Clumppling tutorial (example workflow)

This tutorial walks through a minimal, end-to-end run of Clumppling on an example dataset generated using PBMC 3k data.


0) Setup

from pathlib import Path
import ace_of_clust as aoc

1) Set example data paths

Set path to the example data (using seurat_leiden as an example).

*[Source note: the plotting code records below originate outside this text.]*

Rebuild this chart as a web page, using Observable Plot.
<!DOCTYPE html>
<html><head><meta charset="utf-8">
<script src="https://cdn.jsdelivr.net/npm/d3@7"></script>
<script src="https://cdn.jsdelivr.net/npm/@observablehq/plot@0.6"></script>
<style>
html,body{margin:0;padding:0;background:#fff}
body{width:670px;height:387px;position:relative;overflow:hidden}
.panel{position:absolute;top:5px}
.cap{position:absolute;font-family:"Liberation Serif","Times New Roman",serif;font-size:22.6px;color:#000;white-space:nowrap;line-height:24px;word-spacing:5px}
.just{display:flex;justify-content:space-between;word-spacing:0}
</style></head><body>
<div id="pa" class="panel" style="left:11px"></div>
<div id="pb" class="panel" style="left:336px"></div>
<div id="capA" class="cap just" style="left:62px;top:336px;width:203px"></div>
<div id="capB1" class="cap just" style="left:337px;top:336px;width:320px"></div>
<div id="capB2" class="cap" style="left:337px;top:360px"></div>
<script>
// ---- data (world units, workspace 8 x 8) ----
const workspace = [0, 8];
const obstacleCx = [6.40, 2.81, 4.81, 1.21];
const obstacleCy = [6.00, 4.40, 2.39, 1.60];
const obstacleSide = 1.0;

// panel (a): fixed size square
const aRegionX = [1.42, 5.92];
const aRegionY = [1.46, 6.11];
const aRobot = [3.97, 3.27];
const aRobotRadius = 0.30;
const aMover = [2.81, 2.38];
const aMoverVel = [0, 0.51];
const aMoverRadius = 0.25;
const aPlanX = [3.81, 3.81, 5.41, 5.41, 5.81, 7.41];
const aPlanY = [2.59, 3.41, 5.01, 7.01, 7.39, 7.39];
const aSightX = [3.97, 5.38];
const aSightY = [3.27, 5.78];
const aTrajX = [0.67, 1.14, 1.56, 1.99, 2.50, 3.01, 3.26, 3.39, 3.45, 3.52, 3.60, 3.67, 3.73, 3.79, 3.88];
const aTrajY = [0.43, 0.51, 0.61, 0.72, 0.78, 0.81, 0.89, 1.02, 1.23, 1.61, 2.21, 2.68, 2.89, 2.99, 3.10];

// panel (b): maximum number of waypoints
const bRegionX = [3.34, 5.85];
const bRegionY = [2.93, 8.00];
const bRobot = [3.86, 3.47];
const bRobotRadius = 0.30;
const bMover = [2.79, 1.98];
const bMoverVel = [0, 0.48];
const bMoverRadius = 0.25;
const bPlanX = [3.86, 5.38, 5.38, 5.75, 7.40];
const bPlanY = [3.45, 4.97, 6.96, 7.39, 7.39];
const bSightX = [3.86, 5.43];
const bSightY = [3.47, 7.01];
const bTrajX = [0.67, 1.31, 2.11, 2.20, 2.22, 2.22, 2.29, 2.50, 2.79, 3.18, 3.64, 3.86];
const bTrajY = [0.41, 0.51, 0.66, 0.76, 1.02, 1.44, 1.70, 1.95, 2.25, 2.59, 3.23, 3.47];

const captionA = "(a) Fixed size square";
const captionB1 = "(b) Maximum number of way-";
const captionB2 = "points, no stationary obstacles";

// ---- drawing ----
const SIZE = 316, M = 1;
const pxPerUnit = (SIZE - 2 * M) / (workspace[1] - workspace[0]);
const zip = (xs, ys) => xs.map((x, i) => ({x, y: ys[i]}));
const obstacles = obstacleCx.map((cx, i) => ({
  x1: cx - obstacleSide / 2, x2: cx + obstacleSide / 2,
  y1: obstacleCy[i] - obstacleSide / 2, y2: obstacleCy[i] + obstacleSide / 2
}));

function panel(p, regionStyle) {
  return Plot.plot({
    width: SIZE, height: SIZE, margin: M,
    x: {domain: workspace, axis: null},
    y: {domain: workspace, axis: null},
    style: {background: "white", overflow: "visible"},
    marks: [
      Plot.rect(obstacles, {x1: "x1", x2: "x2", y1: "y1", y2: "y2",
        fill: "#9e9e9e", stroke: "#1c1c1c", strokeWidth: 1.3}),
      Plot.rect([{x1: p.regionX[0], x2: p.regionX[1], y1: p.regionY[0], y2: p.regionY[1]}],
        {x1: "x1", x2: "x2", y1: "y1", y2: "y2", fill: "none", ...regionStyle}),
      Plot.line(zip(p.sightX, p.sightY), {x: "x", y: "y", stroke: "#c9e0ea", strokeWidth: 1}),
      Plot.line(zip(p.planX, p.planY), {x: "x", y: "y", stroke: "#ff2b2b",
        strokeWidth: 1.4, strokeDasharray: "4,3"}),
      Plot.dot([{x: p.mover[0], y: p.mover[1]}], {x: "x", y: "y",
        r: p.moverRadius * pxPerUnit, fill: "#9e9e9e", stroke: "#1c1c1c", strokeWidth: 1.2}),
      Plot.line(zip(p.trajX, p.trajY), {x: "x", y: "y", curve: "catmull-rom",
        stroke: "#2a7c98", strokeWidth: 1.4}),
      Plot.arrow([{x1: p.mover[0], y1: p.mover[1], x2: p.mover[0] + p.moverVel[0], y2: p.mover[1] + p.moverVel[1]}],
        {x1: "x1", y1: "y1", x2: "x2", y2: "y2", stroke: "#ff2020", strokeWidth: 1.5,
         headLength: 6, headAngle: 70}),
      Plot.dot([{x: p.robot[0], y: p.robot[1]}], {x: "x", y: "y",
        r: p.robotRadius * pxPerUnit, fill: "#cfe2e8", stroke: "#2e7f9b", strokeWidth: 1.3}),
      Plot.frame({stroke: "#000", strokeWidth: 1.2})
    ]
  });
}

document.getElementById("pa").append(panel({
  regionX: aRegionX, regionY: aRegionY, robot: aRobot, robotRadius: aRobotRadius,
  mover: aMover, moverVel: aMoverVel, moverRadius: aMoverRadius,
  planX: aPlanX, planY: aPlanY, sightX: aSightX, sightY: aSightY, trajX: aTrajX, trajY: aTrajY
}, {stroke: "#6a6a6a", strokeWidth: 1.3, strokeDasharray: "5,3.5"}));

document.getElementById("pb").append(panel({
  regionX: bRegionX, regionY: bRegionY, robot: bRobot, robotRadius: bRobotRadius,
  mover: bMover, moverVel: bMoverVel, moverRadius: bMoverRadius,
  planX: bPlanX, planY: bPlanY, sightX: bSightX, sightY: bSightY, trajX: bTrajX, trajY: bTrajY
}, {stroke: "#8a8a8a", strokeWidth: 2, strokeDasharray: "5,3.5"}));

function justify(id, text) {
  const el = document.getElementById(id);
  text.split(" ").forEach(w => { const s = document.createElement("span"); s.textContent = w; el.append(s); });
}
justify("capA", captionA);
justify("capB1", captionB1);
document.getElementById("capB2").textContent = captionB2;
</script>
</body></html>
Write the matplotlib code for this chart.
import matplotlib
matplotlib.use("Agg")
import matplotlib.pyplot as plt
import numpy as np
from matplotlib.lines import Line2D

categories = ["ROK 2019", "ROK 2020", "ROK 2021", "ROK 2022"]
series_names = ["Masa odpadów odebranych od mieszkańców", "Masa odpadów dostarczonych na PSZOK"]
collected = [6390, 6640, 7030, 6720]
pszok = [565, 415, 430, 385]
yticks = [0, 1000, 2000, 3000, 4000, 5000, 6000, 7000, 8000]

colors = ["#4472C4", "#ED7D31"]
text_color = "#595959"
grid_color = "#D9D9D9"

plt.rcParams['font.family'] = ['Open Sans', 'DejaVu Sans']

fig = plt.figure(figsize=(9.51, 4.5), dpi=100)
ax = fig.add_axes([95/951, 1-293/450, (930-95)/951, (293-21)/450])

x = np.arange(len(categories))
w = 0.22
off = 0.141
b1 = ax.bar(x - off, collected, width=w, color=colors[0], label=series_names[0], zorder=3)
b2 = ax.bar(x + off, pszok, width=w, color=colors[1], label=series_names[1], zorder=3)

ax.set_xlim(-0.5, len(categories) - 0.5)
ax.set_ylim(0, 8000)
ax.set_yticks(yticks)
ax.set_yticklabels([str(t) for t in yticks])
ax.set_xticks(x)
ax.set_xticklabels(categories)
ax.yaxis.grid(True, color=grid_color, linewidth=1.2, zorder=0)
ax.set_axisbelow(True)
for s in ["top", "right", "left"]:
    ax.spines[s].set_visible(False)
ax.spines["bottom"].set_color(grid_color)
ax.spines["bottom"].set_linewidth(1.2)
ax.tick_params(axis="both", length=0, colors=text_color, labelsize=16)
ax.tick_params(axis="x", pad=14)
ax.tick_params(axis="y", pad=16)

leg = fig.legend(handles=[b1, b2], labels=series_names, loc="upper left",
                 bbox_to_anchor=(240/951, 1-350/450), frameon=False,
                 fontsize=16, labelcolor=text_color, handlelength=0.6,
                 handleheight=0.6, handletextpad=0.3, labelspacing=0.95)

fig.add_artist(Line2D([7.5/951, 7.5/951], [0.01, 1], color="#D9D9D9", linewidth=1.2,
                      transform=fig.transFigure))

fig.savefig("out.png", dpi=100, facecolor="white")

base_dir =  Path("..").resolve()
example_data_dir = base_dir / "examples" / "data" / "pbmc3k"
method_lb = "seurat_leiden"
cls_dir = example_data_dir / "clustering" / "hvg_hc" / method_lb

2) Run Clumppling alignment (main)

log_file = example_data_dir / "clustering" / f"{method_lb}_hvg_align.log"
align_dir = example_data_dir / "aligned" / "hvg_hc" / method_lb
aoc.run_clumppling_via_main(
        input_dir=cls_dir,
        output_dir=align_dir,
        fmt="generalQ",                    # -f generalQ
        vis=False,                         # -v F
        use_rep=True,                      # --use_rep T
        use_best_pair=True,                # --use_best_pair T
        merge=True,                        # --merge T
        cd_res=1.0,                        # --cd_res 1.0
        test_comm=False,                   # --test_comm T
        comm_max=0.1,
        comm_min=1e-6,
        setup_logging=True,
        log_file=log_file,
    )

3) Prepare input for clumppling.compModels

Move Clumppling output files from aligned clustering results of multiple models.

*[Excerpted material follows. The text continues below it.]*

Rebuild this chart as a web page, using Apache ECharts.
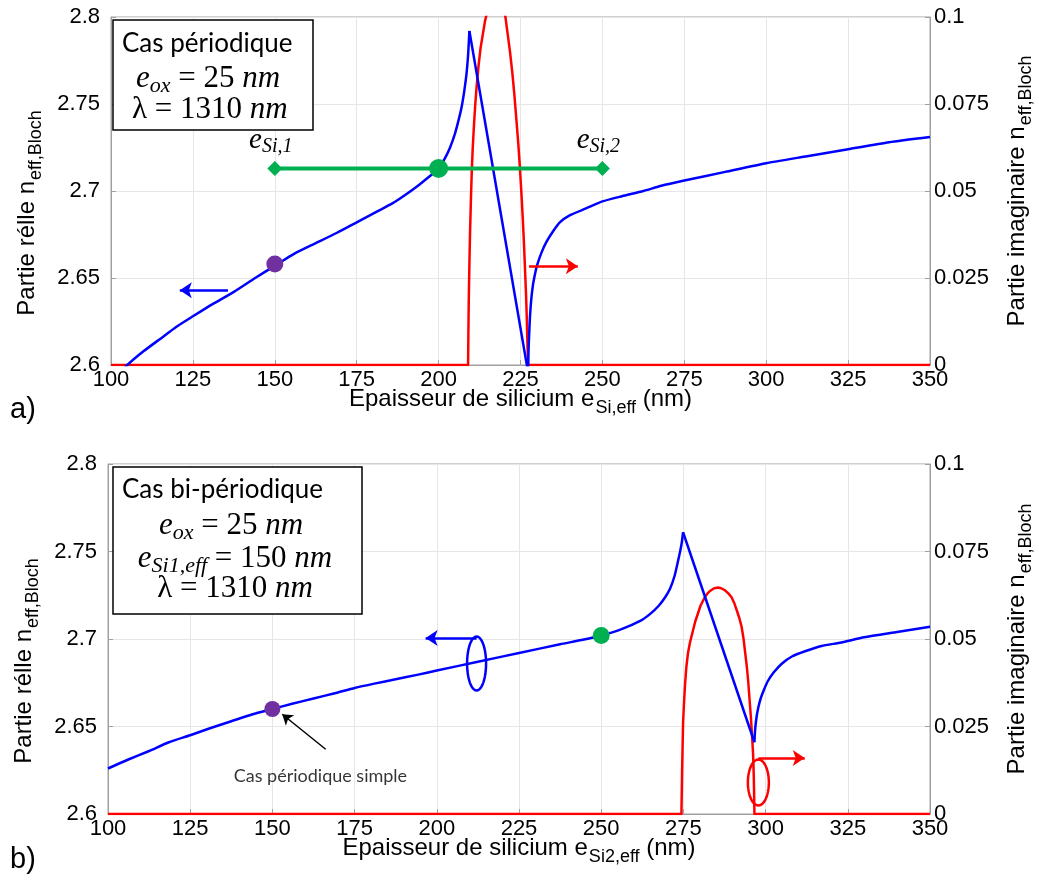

model_comp_dir = example_data_dir / "comp_models" / f"hvg_hc"
model_comp_output_dir = example_data_dir / "comp_models" / f"hvg_hc_output"
models = [ 
    "seurat.louvain", "seurat.leiden", "scanpy.louvain", "scanpy.leiden",
]
suffixes = ["rep"] * len(models)

model_dirs = [
    example_data_dir / "aligned" / f"hvg_hc" / "seurat_louvain",
    example_data_dir / "aligned" / f"hvg_hc" / "seurat_leiden",
    example_data_dir / "aligned" / f"hvg_hc" / "scanpy_louvain",
    example_data_dir / "aligned" / f"hvg_hc" / "scanpy_leiden",
]

qfilelists, qnamelists, mode_stats_files = aoc.prepare_comp_models_inputs(
    models=models,
    model_dirs=model_dirs,
    comp_dir=model_comp_dir,
    suffixes=suffixes,
)

4) Run Clumppling.compModels

aoc.run_comp_models(
    models=models,
    comp_dir=model_comp_dir,
    output_dir=model_comp_output_dir,
    vis=False,
    bg_colors=None,   
    include_sim_in_label=True,
    ind_labels="",    
    qfilelists=qfilelists,
    qnamelists=qnamelists,
    mode_stats_files=mode_stats_files,
)